Una rivincita tardiva
Se il progetto dello 007 omo franò nel nulla anche perchè coincise con «il ritorno al governo di Bush, che non ha mai incoraggiato una maggiore apertura mentale degli studios», adesso, scherza Everett, le cose vanno meglio, soprattutto in tv: «In televisione i ruoli gay si sprecano, e a Hollywood, oggi più che mai, vale la legge per cui se c’è una storia che può far guadagnare, la si fa punto e basta».
RUPERT EVERETT
Anzi, la cosa buffa, è che, negli ultimi tempi, «un sacco di attori etero vogliono fare gli omosessuali sullo schermo». Rivincita tardiva, che fa pensare ai tristi destini esistenziali di divi come Rock Hudson, morto di Aids senza mai poter rivelare al suo pubblico la propria omosessualità, come l’artista Liberace che ebbe una fine analoga, come Montgomery Clift, morto a 45 anni, dopo aver sofferto di una profonda forma depressiva dovuta alla dipendenza dall’alcool, ma anche all’obbligo di tenere segrete le proprie preferenze sessuali: «Per me oggi va meglio - ironizza Everett - e finalmente non mi chiedono più di interpretare ruoli di amante sexy».

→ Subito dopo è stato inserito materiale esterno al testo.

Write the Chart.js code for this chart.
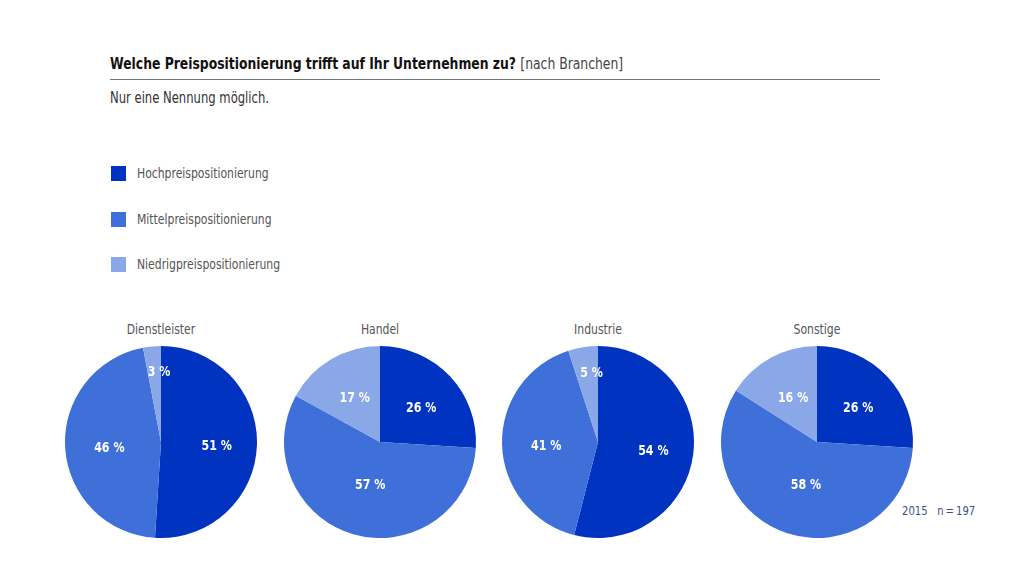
<!DOCTYPE html>
<html><head><meta charset="utf-8">
<script src="https://cdn.jsdelivr.net/npm/chart.js@4"></script>
<style>
html,body{margin:0;padding:0;background:#fff;width:1030px;height:574px;overflow:hidden;}
body{position:relative;font-family:"Liberation Sans Narrow","DejaVu Sans Condensed","Roboto",sans-serif;}
.t{position:absolute;white-space:nowrap;transform:scaleX(0.86);transform-origin:0 50%;}
#title{left:110px;top:54px;font-size:16px;color:#111;font-weight:bold;}
#title span{font-weight:normal;color:#444;}
#rule{position:absolute;left:110px;top:79px;width:770px;height:1px;background:#777;}
#sub{left:110px;top:89px;font-size:15px;color:#333;}
.sw{position:absolute;width:15px;height:15px;}
.lg{font-size:14px;color:#555;}
.pt{font-size:14px;color:#555;text-align:center;width:200px;transform-origin:50% 50%;}
canvas{position:absolute;}
#note{left:902px;top:503px;font-size:13px;color:#3b4f8c;}
</style></head><body>
<div id="title" class="t">Welche Preispositionierung trifft auf Ihr Unternehmen zu? <span>[nach Branchen]</span></div>
<div id="rule"></div>
<div id="sub" class="t">Nur eine Nennung möglich.</div>
<div id="note" class="t">2015&nbsp;&nbsp;&nbsp;n&thinsp;=&thinsp;197</div>
<script>
const seriesLabels = ["Hochpreispositionierung","Mittelpreispositionierung","Niedrigpreispositionierung"];
const colors = ["#0033bf","#3f6fd8","#8aa7e8"];
const branches = ["Dienstleister","Handel","Industrie","Sonstige"];
const dienstleister = [51,46,3];
const handel = [26,57,17];
const industrie = [54,41,5];
const sonstige = [26,58,16];
const allValues = [dienstleister,handel,industrie,sonstige];

// legend
seriesLabels.forEach((l,i)=>{
  const y = 166 + i*45.5;
  const s = document.createElement('div'); s.className='sw';
  s.style.left='111px'; s.style.top=y+'px'; s.style.background=colors[i];
  document.body.appendChild(s);
  const t = document.createElement('div'); t.className='t lg';
  t.style.left='137px'; t.style.top=(y-1)+'px'; t.textContent=l;
  document.body.appendChild(t);
});

const centersX = [161,380,598,817];
const centerY = 442;

const labelPlugin = {
  id:'sliceLabels',
  afterDatasetsDraw(chart){
    const ctx = chart.ctx;
    const meta = chart.getDatasetMeta(0);
    const data = chart.data.datasets[0].data;
    ctx.save();
    ctx.fillStyle='#fff';
    ctx.font='bold 14px "Liberation Sans Narrow","DejaVu Sans Condensed",Roboto,sans-serif';
    ctx.textAlign='center'; ctx.textBaseline='middle';
    meta.data.forEach((arc,i)=>{
      const p = arc.getProps(['x','y','startAngle','endAngle','outerRadius'],true);
      const mid = (p.startAngle+p.endAngle)/2;
      const v = data[i];
      const f = v<6 ? 0.76 : (v>55 ? 0.44 : 0.56);
      const x = p.x + Math.cos(mid)*p.outerRadius*f + (v<6 ? 5 : 2);
      const y = p.y + Math.sin(mid)*p.outerRadius*f + 3;
      ctx.save();
      ctx.translate(x,y); ctx.scale(0.88,1);
      ctx.fillText(v+' %', 0, 0);
      ctx.restore();
    });
    ctx.restore();
  }
};

branches.forEach((b,k)=>{
  const t = document.createElement('div'); t.className='t pt';
  t.style.left=(centersX[k]-100)+'px'; t.style.top='321px'; t.textContent=b;
  document.body.appendChild(t);
  const c = document.createElement('canvas');
  c.style.left=(centersX[k]-100)+'px'; c.style.top=(centerY-100)+'px';
  c.style.width='200px'; c.style.height='200px';
  document.body.appendChild(c);
  new Chart(c,{
    type:'pie',
    data:{labels:seriesLabels,datasets:[{data:allValues[k],backgroundColor:colors,borderWidth:0}]},
    options:{responsive:false,animation:false,devicePixelRatio:1,
      layout:{padding:4},
      plugins:{legend:{display:false},tooltip:{enabled:false}}},
    plugins:[labelPlugin]
  });
});
</script>
</body></html>
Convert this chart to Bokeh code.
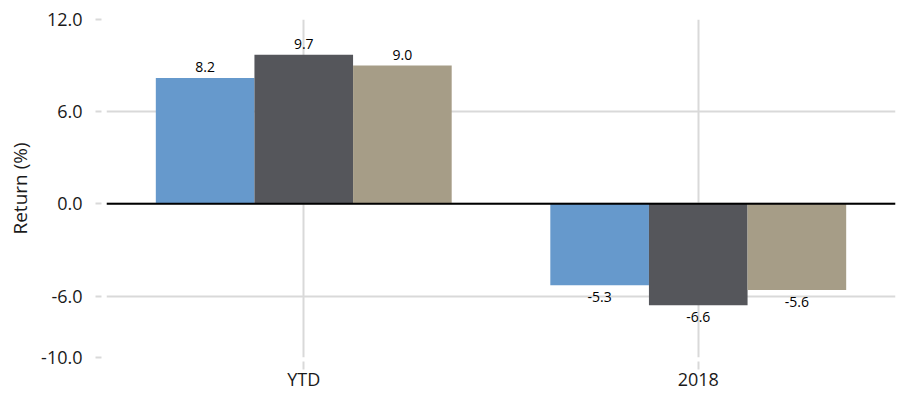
from bokeh.plotting import figure
from bokeh.models import (ColumnDataSource, FactorRange, Range1d, FixedTicker,
                          PrintfTickFormatter, LabelSet, Span)
from bokeh.core.properties import value
from bokeh.transform import dodge
from bokeh.embed import file_html
from bokeh.resources import INLINE

# Returns by period, one list per series
periods = ["YTD", "2018"]
series_a = [8.2, -5.3]
series_b = [9.7, -6.6]
series_c = [9.0, -5.6]
y_ticks = [-10, -6, 0, 6, 12]

colors = ["#6699CC", "#55565B", "#A69D87"]
offsets = [-0.25, 0.0, 0.25]
FONT = "Open Sans"
GRID = "#d9d9d9"

p = figure(x_range=FactorRange(*periods), y_range=Range1d(-10, 12),
           width=900, height=393, output_backend="svg", toolbar_location=None,
           min_border_left=106, min_border_right=5, min_border_top=19,
           min_border_bottom=36)
p.outline_line_color = None
p.background_fill_color = "white"

# grid
p.xgrid.grid_line_color = GRID
p.xgrid.grid_line_width = 2
p.ygrid.grid_line_color = GRID
p.ygrid.grid_line_width = 2
p.ygrid.ticker = FixedTicker(ticks=y_ticks)

# y axis
p.yaxis.ticker = FixedTicker(ticks=y_ticks)
p.yaxis.formatter = PrintfTickFormatter(format="%.1f")
p.yaxis.axis_line_color = None
p.yaxis.major_tick_in = -5
p.yaxis.major_tick_out = 11
p.yaxis.major_tick_line_color = GRID
p.yaxis.major_tick_line_width = 2
p.yaxis.minor_tick_line_color = None
p.yaxis.major_label_text_font = FONT
p.yaxis.major_label_text_font_size = "18px"
p.yaxis.major_label_text_color = "#1a1a1a"
p.yaxis.major_label_standoff = 13
p.yaxis.axis_label = "Return (%)"
p.yaxis.axis_label_text_font = FONT
p.yaxis.axis_label_text_font_size = "19px"
p.yaxis.axis_label_text_font_style = "normal"
p.yaxis.axis_label_text_color = "#1a1a1a"
p.yaxis.axis_label_standoff = 5

# x axis
p.xaxis.axis_line_color = None
p.xaxis.major_tick_in = -4
p.xaxis.major_tick_out = 12
p.xaxis.major_tick_line_color = GRID
p.xaxis.major_tick_line_width = 2
p.xaxis.major_label_text_font = FONT
p.xaxis.major_label_text_font_size = "18px"
p.xaxis.major_label_text_color = "#1a1a1a"
p.xaxis.major_label_standoff = -3

for vals, color, off in zip([series_a, series_b, series_c], colors, offsets):
    src = ColumnDataSource(dict(
        period=periods,
        value=vals,
        label=[f"{v:.1f}" for v in vals],
        yoff=[6 if v >= 0 else -17 for v in vals],
    ))
    p.vbar(x=dodge("period", off, range=p.x_range), top="value", bottom=0,
           width=0.25, fill_color=color, line_color=None, source=src)
    p.add_layout(LabelSet(x=dodge("period", off, range=p.x_range), y="value",
                          text="label", y_offset="yoff", source=src,
                          text_align="center", text_baseline="alphabetic",
                          text_font=value(FONT), text_font_size=value("14px"),
                          text_color="black"))

p.add_layout(Span(location=0, dimension="width", line_color="black",
                  line_width=2))

open("out.html", "w").write(file_html(p, INLINE))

Adesso può liberamente gioire per il sì alle nozze gay dei cittadini irlandesi: «È stato un risultato fantastico. Chi si sarebbe mai aspettato di vedere i francesi scendere in campo contro i matrimoni omosessuali e gli irlandesi approvarli a maggioranza?». E soprattutto dedicarsi al progetto cui lavora da 8 anni, il film dove racconterà Oscar Wilde dal suo personale punto di vista.
Rupert Everett prima e dopo la cura
Non solo icona glamour di fine ’800, famosa per traguardi artistici, battute dissacranti e vita dissoluta, ma anche vittima dei pregiudizi del tempo. Incarcerato causa omosessualità, accusato di plagio e oppresso dai debiti, Wilde finì i suoi giorni da emarginato:
«Ci fu un momento in cui fu venerato come se fosse Spielberg, poi tutto cambiò... beveva, fumava, diventò il più famoso vagabondo del secolo, povero, sdentato, evitato dai vecchi amici, amico delle prostitute». Ambientato in Francia, Inghilterra e Italia (soprattutto a Napoli), il film, titolo The happy Prince, avrà un cast d’eccezione con Emily Watson, Colin Firth, Miranda Richardson, Tom Wilkinson.